I was worse than that Olivetti-I went to a northern secondary modern- and on to grammar school and university. If I look up old class mates they have great careers all over the world, children at university etc. My best friend at the secondary modern had a father who had an Oxford degree and a mother with a Cambridge degree and the friend is now a Headmistress of a very successful school. My other best friend had a brother and sister at boarding school. Of course not all were as successful, but Xenia does get stuck in stereotypes.

Olivetti · 30/08/2011 17:30
Grin

Not yet. Touch wood.

Xenia · 30/08/2011 18:54

I don't think I've said anything about comprehensives. I just said that in some schools children aren't told that some GCSEs are not useful ones to have for certain career choices and that where you go to university and your results do matter a lot in the present scrum for the tiny tiny number of jobs for graduates that there currently are. 50% of Oxbridge students come from state schools almost most of those are grammars.

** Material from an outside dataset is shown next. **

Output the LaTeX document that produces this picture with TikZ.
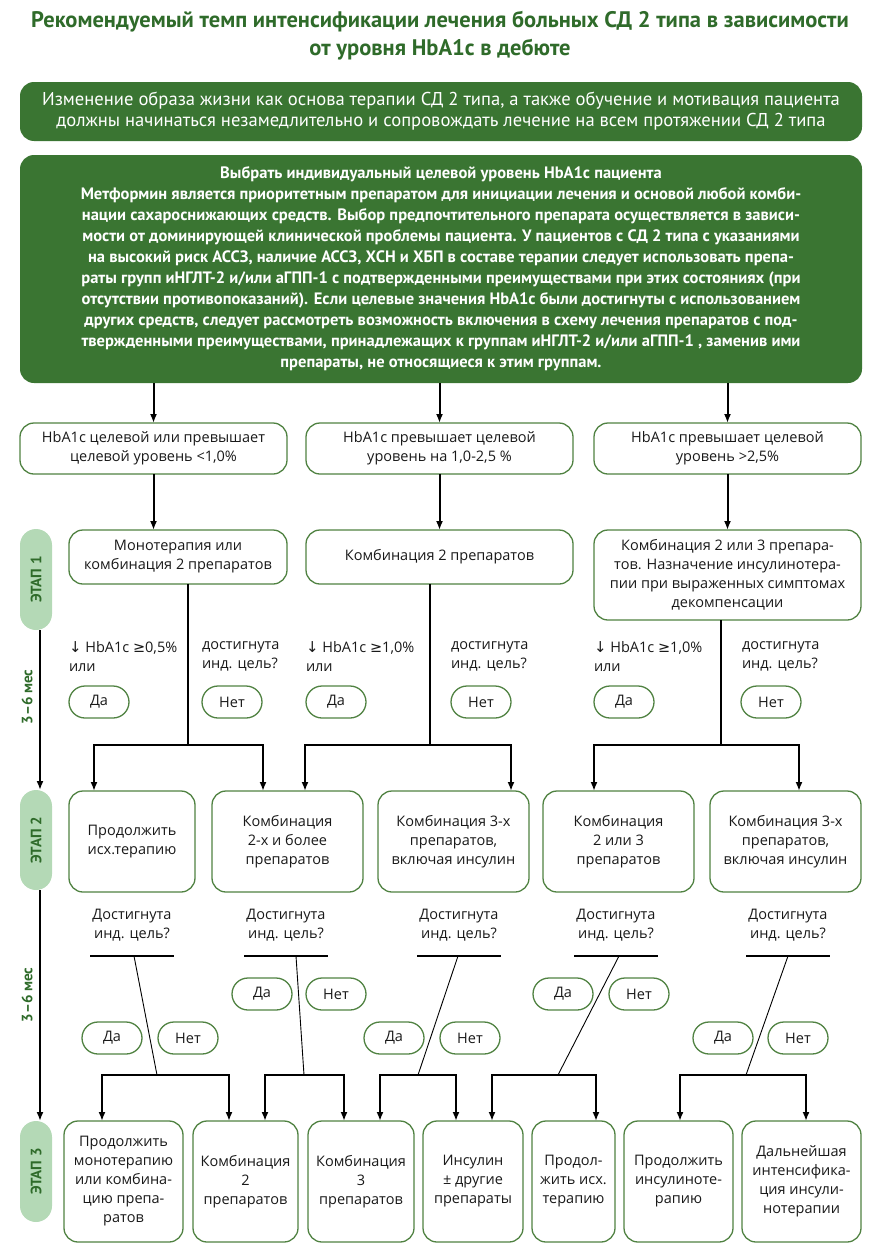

This was not a thread about comprehensives at all. the fact my local one gest 34% A- C at GCSE and seems to major in tourism and travel GCSE (and I see it is 52% this year). They also do Motor Vehicle, Textiles, Resistant Materials GCSEs. I am not saying those are wrong GCSEs , just that some pupils may not be aware they are not right for certain courses... Ah Citizenship GCSE Is another one they do (that does not seem to stop their hard core graffit artists (the school is covered in it inside)).

I am not stuck in stereotypes. I am the one telling the impoverished fed up housewives who depends on income from a low earning man to get out there and earn a fortune. You don't need a single GCSE to earn a lot of money but you do need self belief and capacity for hard work.

Yellowstone · 30/08/2011 19:01

You also always tell bright happy confident mothers to get out from behind the kitchen sink because they must inevitably be in servitude.

You also say bin men are all ex-cons with tatoos.

You also no-one can have a regional accent and get a job.

Etc.

You appear to be totally stuck in stereotypes, offensively so.